Oxford won the toss and elected to start from the Surrey station. Despite falling slightly behind early on in the race, Cambridge rowed their way back into contention and umpire Rob Clegg was forced to warn both crews as the coxes steered towards one another. Following a brief clash of oars, Oxford started to pull away again at Harrods Furniture Depository. At Hammersmith Bridge, the Oxford cox called for push, shouting "2003" to invoke memories of the narrowest margin of victory in the history of the event in the 2003 race. Passing St Paul's School, Oxford took the lead and steered across and in front of the Cambridge boat. Despite attempts to keep in touch with Oxford, Cambridge fell further and further behind, and Oxford passed the finishing post four lengths clear in a time of 17 minutes and 37 seconds.
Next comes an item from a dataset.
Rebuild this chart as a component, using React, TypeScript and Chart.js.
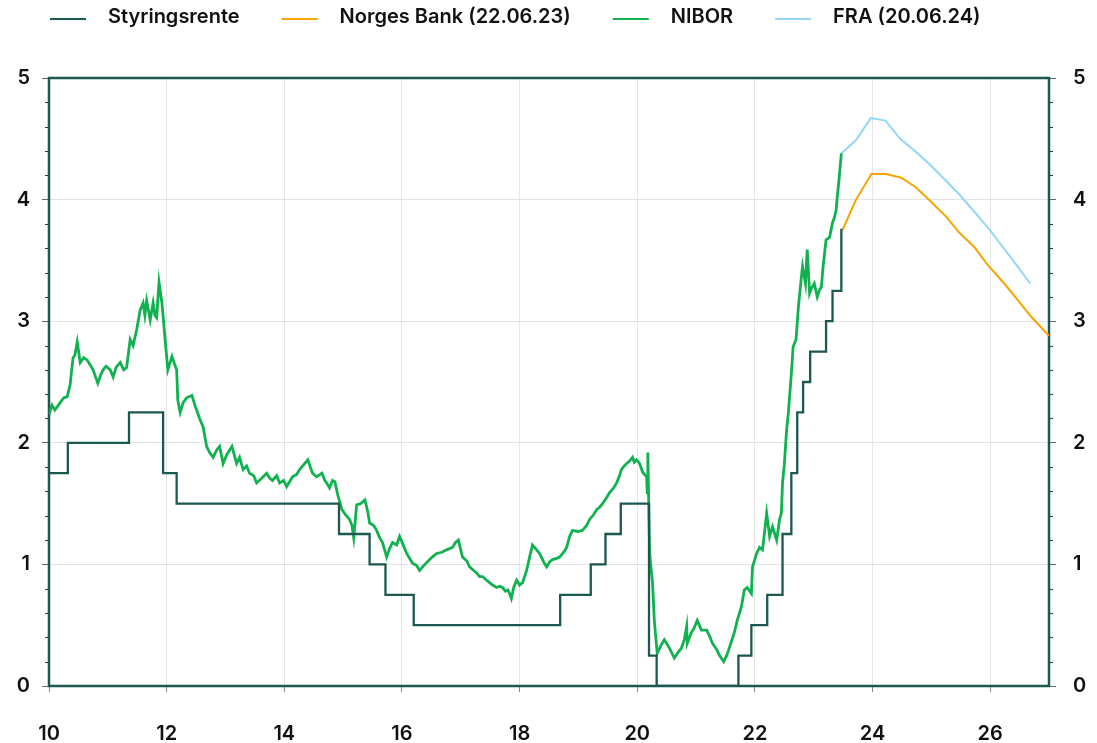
import React, { useEffect, useRef } from 'react';
import { Chart, registerables } from 'chart.js';

Chart.register(...registerables);

const FONT_FAMILY = 'Inter, "Noto Sans", sans-serif';

const X_MIN = 10;
const X_MAX = 27;
const X_TICK_STEP = 2;
const Y_MIN = 0;
const Y_MAX = 5;
const Y_TICK_STEP = 1;
const MINOR_Y_TICKS = [0.2, 0.4, 0.6, 0.8, 1.2, 1.4, 1.6, 1.8, 2.2, 2.4, 2.6, 2.8, 3.2, 3.4, 3.6, 3.8, 4.2, 4.4, 4.6, 4.8];

const SERIES_LABELS = ['Styringsrente', 'Norges Bank (22.06.23)', 'NIBOR', 'FRA (20.06.24)'];
const SERIES_COLORS = ['#1b5852', '#f6a500', '#0fb24e', '#92d8f6'];
const FRAME_COLOR = '#1b5852';

// Policy rate: [year, new rate] at each change date
const STYRINGSRENTE: [number, number][] = [
  [10.0, 1.75], [10.32, 2.0], [11.36, 2.25], [11.94, 1.75], [12.17, 1.5],
  [14.93, 1.25], [15.45, 1.0], [15.72, 0.75], [16.2, 0.5], [18.69, 0.75],
  [19.21, 1.0], [19.46, 1.25], [19.72, 1.5], [20.2, 0.25], [20.33, 0.0],
  [21.72, 0.25], [21.94, 0.5], [22.21, 0.75], [22.47, 1.25], [22.62, 1.75],
  [22.72, 2.25], [22.82, 2.5], [22.94, 2.75], [23.21, 3.0], [23.32, 3.25],
  [23.47, 3.75], [23.49, 3.75],
];

// Norges Bank path (MPR 2/23)
const NORGES_BANK: [number, number][] = [
  [23.49, 3.75], [23.72, 4.0], [23.98, 4.21], [24.23, 4.21], [24.49, 4.18],
  [24.74, 4.1], [25.0, 3.98], [25.25, 3.86], [25.47, 3.73], [25.73, 3.61],
  [25.98, 3.45], [26.24, 3.31], [26.49, 3.16], [26.71, 3.03], [27.0, 2.88],
];

// FRA implied path
const FRA: [number, number][] = [
  [23.47, 4.38], [23.72, 4.49], [23.97, 4.67], [24.22, 4.65], [24.47, 4.5],
  [24.72, 4.4], [24.97, 4.29], [25.22, 4.17], [25.48, 4.04], [25.73, 3.9],
  [25.98, 3.76], [26.23, 3.6], [26.48, 3.44], [26.68, 3.31],
];

// 3M NIBOR
const NIBOR: [number, number][] = [
  [10.0, 2.23], [10.05, 2.31], [10.1, 2.27], [10.19, 2.33], [10.25, 2.37], [10.31, 2.38],
  [10.36, 2.48], [10.39, 2.62], [10.41, 2.7], [10.44, 2.72], [10.48, 2.83], [10.53, 2.66],
  [10.59, 2.7], [10.65, 2.68], [10.7, 2.64], [10.75, 2.6], [10.8, 2.53], [10.83, 2.49],
  [10.88, 2.56], [10.92, 2.6], [10.97, 2.63], [11.04, 2.6], [11.09, 2.54], [11.14, 2.62],
  [11.21, 2.66], [11.27, 2.6], [11.32, 2.62], [11.38, 2.85], [11.43, 2.8], [11.49, 2.93],
  [11.55, 3.09], [11.6, 3.15], [11.63, 3.05], [11.66, 3.17], [11.72, 3.01], [11.77, 3.15],
  [11.8, 3.05], [11.83, 3.03], [11.87, 3.32], [11.92, 3.15], [11.97, 2.87], [12.02, 2.6],
  [12.09, 2.71], [12.14, 2.64], [12.17, 2.6], [12.19, 2.35], [12.23, 2.25], [12.28, 2.33],
  [12.34, 2.37], [12.43, 2.39], [12.48, 2.31], [12.51, 2.27], [12.56, 2.2], [12.62, 2.13],
  [12.68, 1.97], [12.73, 1.92], [12.79, 1.88], [12.85, 1.94], [12.9, 1.97], [12.96, 1.83],
  [13.02, 1.9], [13.11, 1.97], [13.19, 1.83], [13.24, 1.88], [13.3, 1.78], [13.36, 1.81],
  [13.41, 1.75], [13.48, 1.73], [13.53, 1.67], [13.62, 1.71], [13.7, 1.75], [13.75, 1.71],
  [13.8, 1.69], [13.87, 1.73], [13.92, 1.67], [13.99, 1.69], [14.04, 1.64], [14.09, 1.68],
  [14.14, 1.72], [14.21, 1.74], [14.26, 1.78], [14.33, 1.82], [14.4, 1.86], [14.45, 1.79],
  [14.48, 1.75], [14.55, 1.72], [14.64, 1.75], [14.69, 1.69], [14.72, 1.67], [14.77, 1.63],
  [14.82, 1.69], [14.86, 1.68], [14.91, 1.57], [14.98, 1.45], [15.04, 1.41], [15.11, 1.37],
  [15.15, 1.32], [15.18, 1.22], [15.23, 1.49], [15.3, 1.5], [15.37, 1.53], [15.42, 1.43],
  [15.45, 1.34], [15.52, 1.32], [15.57, 1.28], [15.62, 1.22], [15.67, 1.18], [15.74, 1.06],
  [15.79, 1.13], [15.84, 1.18], [15.91, 1.16], [15.96, 1.23], [16.03, 1.15], [16.08, 1.09],
  [16.13, 1.05], [16.18, 1.01], [16.25, 0.99], [16.3, 0.95], [16.39, 1.0], [16.47, 1.04],
  [16.54, 1.07], [16.59, 1.09], [16.68, 1.1], [16.76, 1.12], [16.81, 1.13], [16.86, 1.14],
  [16.91, 1.18], [16.96, 1.2], [17.0, 1.12], [17.03, 1.06], [17.1, 1.03], [17.15, 0.98],
  [17.22, 0.95], [17.27, 0.93], [17.32, 0.9], [17.37, 0.9], [17.44, 0.87], [17.49, 0.85],
  [17.54, 0.83], [17.61, 0.81], [17.66, 0.82], [17.71, 0.81], [17.76, 0.78], [17.8, 0.79],
  [17.83, 0.76], [17.86, 0.72], [17.9, 0.81], [17.95, 0.87], [18.0, 0.83], [18.05, 0.85],
  [18.12, 0.95], [18.17, 1.06], [18.22, 1.16], [18.29, 1.12], [18.34, 1.09], [18.41, 1.02],
  [18.46, 0.98], [18.51, 1.02], [18.56, 1.04], [18.63, 1.05], [18.68, 1.06], [18.75, 1.1],
  [18.8, 1.14], [18.85, 1.23], [18.9, 1.28], [18.99, 1.27], [19.07, 1.28], [19.14, 1.32],
  [19.19, 1.37], [19.26, 1.41], [19.31, 1.45], [19.36, 1.47], [19.41, 1.5], [19.48, 1.55],
  [19.53, 1.59], [19.6, 1.63], [19.65, 1.67], [19.7, 1.73], [19.73, 1.78], [19.78, 1.81],
  [19.82, 1.83], [19.87, 1.85], [19.92, 1.88], [19.95, 1.84], [19.99, 1.86], [20.04, 1.83],
  [20.09, 1.76], [20.14, 1.73], [20.16, 1.72], [20.17, 1.59], [20.18, 1.92], [20.21, 1.12],
  [20.22, 1.04], [20.26, 0.85], [20.29, 0.54], [20.33, 0.32], [20.34, 0.27], [20.41, 0.34],
  [20.46, 0.38], [20.55, 0.31], [20.63, 0.23], [20.7, 0.28], [20.75, 0.31], [20.8, 0.38],
  [20.84, 0.49], [20.85, 0.35], [20.89, 0.4], [20.92, 0.44], [20.97, 0.48], [21.02, 0.54],
  [21.09, 0.46], [21.18, 0.46], [21.23, 0.41], [21.28, 0.35], [21.35, 0.3], [21.4, 0.25],
  [21.47, 0.2], [21.52, 0.25], [21.57, 0.32], [21.65, 0.44], [21.7, 0.54], [21.77, 0.65],
  [21.82, 0.79], [21.87, 0.81], [21.94, 0.76], [21.96, 0.98], [22.03, 1.09], [22.08, 1.14],
  [22.13, 1.12], [22.2, 1.42], [22.25, 1.23], [22.3, 1.31], [22.37, 1.2], [22.42, 1.37],
  [22.45, 1.42], [22.47, 1.67], [22.5, 1.82], [22.54, 2.11], [22.57, 2.25], [22.62, 2.57],
  [22.65, 2.79], [22.7, 2.85], [22.74, 3.12], [22.79, 3.36], [22.81, 3.45], [22.86, 3.31],
  [22.89, 3.59], [22.93, 3.23], [22.96, 3.27], [23.01, 3.31], [23.06, 3.2], [23.1, 3.26],
  [23.13, 3.28], [23.16, 3.45], [23.21, 3.67], [23.27, 3.69], [23.32, 3.81], [23.35, 3.85],
  [23.38, 3.91], [23.4, 4.02], [23.43, 4.16], [23.47, 4.38],
];

const toPoints = (arr: [number, number][]) => arr.map(([x, y]) => ({ x, y }));

// Legend marker: transparent lead-in (item spacing), 36px line, then gap before text
const LEGEND_LEAD = 35;
const LEGEND_LINE = 36;
const LEGEND_TAIL = 12;

function legendLine(color: string): HTMLCanvasElement {
  const c = document.createElement('canvas');
  c.width = LEGEND_LEAD + LEGEND_LINE + LEGEND_TAIL;
  c.height = 8;
  const g = c.getContext('2d')!;
  g.fillStyle = color;
  g.fillRect(LEGEND_LEAD, 5, LEGEND_LINE, 2);
  return c;
}

const framePlugin = {
  id: 'frameAndMinorTicks',
  beforeDatasetsDraw(chart: any) {
    const { ctx, chartArea } = chart;
    const { left, right, top, bottom } = chartArea;
    const yScale = chart.scales.y;
    ctx.save();
    ctx.strokeStyle = '#333';
    ctx.lineWidth = 1;
    ctx.beginPath();
    for (const v of MINOR_Y_TICKS) {
      const py = Math.round(yScale.getPixelForValue(v)) + 0.5;
      ctx.moveTo(left - 4, py);
      ctx.lineTo(left, py);
      ctx.moveTo(right, py);
      ctx.lineTo(right + 4, py);
    }
    ctx.stroke();
    ctx.strokeStyle = FRAME_COLOR;
    ctx.lineWidth = 2.5;
    ctx.strokeRect(left, top, right - left, bottom - top);
    ctx.restore();
  },
};

export default function App() {
  const canvasRef = useRef<HTMLCanvasElement | null>(null);

  useEffect(() => {
    document.body.style.margin = '0';
    const canvas = canvasRef.current;
    if (!canvas) return;
    const legendImgs = SERIES_COLORS.map((c) => legendLine(c));
    const tickFont = { family: FONT_FAMILY, size: 20, weight: '600' as const };

    const chart = new Chart(canvas, {
      type: 'line',
      data: {
        datasets: [
          {
            label: SERIES_LABELS[0],
            data: toPoints(STYRINGSRENTE),
            borderColor: SERIES_COLORS[0],
            borderWidth: 2.3,
            stepped: 'before',
            pointRadius: 0,
          },
          {
            label: SERIES_LABELS[1],
            data: toPoints(NORGES_BANK),
            borderColor: SERIES_COLORS[1],
            borderWidth: 2,
            pointRadius: 0,
          },
          {
            label: SERIES_LABELS[2],
            data: toPoints(NIBOR),
            borderColor: SERIES_COLORS[2],
            borderWidth: 2.8,
            pointRadius: 0,
          },
          {
            label: SERIES_LABELS[3],
            data: toPoints(FRA),
            borderColor: SERIES_COLORS[3],
            borderWidth: 2,
            pointRadius: 0,
          },
        ],
      },
      options: {
        animation: false,
        responsive: true,
        maintainAspectRatio: false,
        events: [],
        layout: { padding: { left: 8, top: 0, right: 0, bottom: 0 } },
        plugins: {
          tooltip: { enabled: false },
          legend: {
            display: true,
            position: 'top',
            align: 'start',
            labels: {
              usePointStyle: true,
              pointStyleWidth: LEGEND_LEAD + LEGEND_LINE + LEGEND_TAIL,
              boxHeight: 8,
              padding: 7,
              color: '#111',
              font: { family: FONT_FAMILY, size: 20, weight: '600' },
              generateLabels: (ch: any) =>
                ch.data.datasets.map((ds: any, i: number) => ({
                  text: ds.label,
                  pointStyle: legendImgs[i],
                  fillStyle: 'rgba(0,0,0,0)',
                  strokeStyle: 'rgba(0,0,0,0)',
                  lineWidth: 0,
                  hidden: false,
                  datasetIndex: i,
                  fontColor: '#111',
                })),
            },
          },
        },
        scales: {
          x: {
            type: 'linear',
            position: 'bottom',
            min: X_MIN,
            max: X_MAX,
            afterFit: (s: any) => { s.height = 57; },
            border: { display: false },
            grid: { color: '#e6e6e6', lineWidth: 1, tickColor: '#888', tickLength: 6 },
            ticks: {
              stepSize: X_TICK_STEP,
              includeBounds: false,
              padding: 30,
              color: '#111',
              font: tickFont,
              maxRotation: 0,
            },
          },
          xTop: {
            type: 'linear',
            position: 'top',
            min: X_MIN,
            max: X_MAX,
            afterFit: (s: any) => { s.height = 41; },
            border: { display: false },
            grid: { display: false, drawTicks: false },
            ticks: { display: false },
          },
          y: {
            type: 'linear',
            position: 'left',
            min: Y_MIN,
            max: Y_MAX,
            afterFit: (s: any) => { s.width = 41; },
            border: { display: false },
            grid: { color: '#e3e3e3', lineWidth: 1, tickColor: '#666', tickLength: 7 },
            ticks: { stepSize: Y_TICK_STEP, padding: 12, color: '#111', font: tickFont },
          },
          y2: {
            type: 'linear',
            position: 'right',
            min: Y_MIN,
            max: Y_MAX,
            afterFit: (s: any) => { s.width = 48; },
            border: { display: false },
            grid: { drawOnChartArea: false, tickColor: '#666', tickLength: 7 },
            ticks: { stepSize: Y_TICK_STEP, padding: 17, color: '#111', font: tickFont },
          },
        },
      },
      plugins: [framePlugin],
    } as any);

    return () => chart.destroy();
  }, []);

  return (
    <div style={{ position: 'fixed', left: 0, top: 0, width: 1097, height: 743, background: '#fff' }}>
      <canvas ref={canvasRef} />
    </div>
  );
}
Oxford won the 66th Women's Boat Race by four lengths, their third consecutive victory. Oxford's Isis beat Cambridge's Goldie in the reserve race by six lengths.

==Reaction==
Cambridge number four Henry Cubasch remarked "They had the strength, character and went for it; we just let them slip." Oxford's Constantine Louloudis said "We held Cambridge in high regard. But I certainly didn't predict a margin like that." Cambridge president Rasumussen called it a "stinging defeat".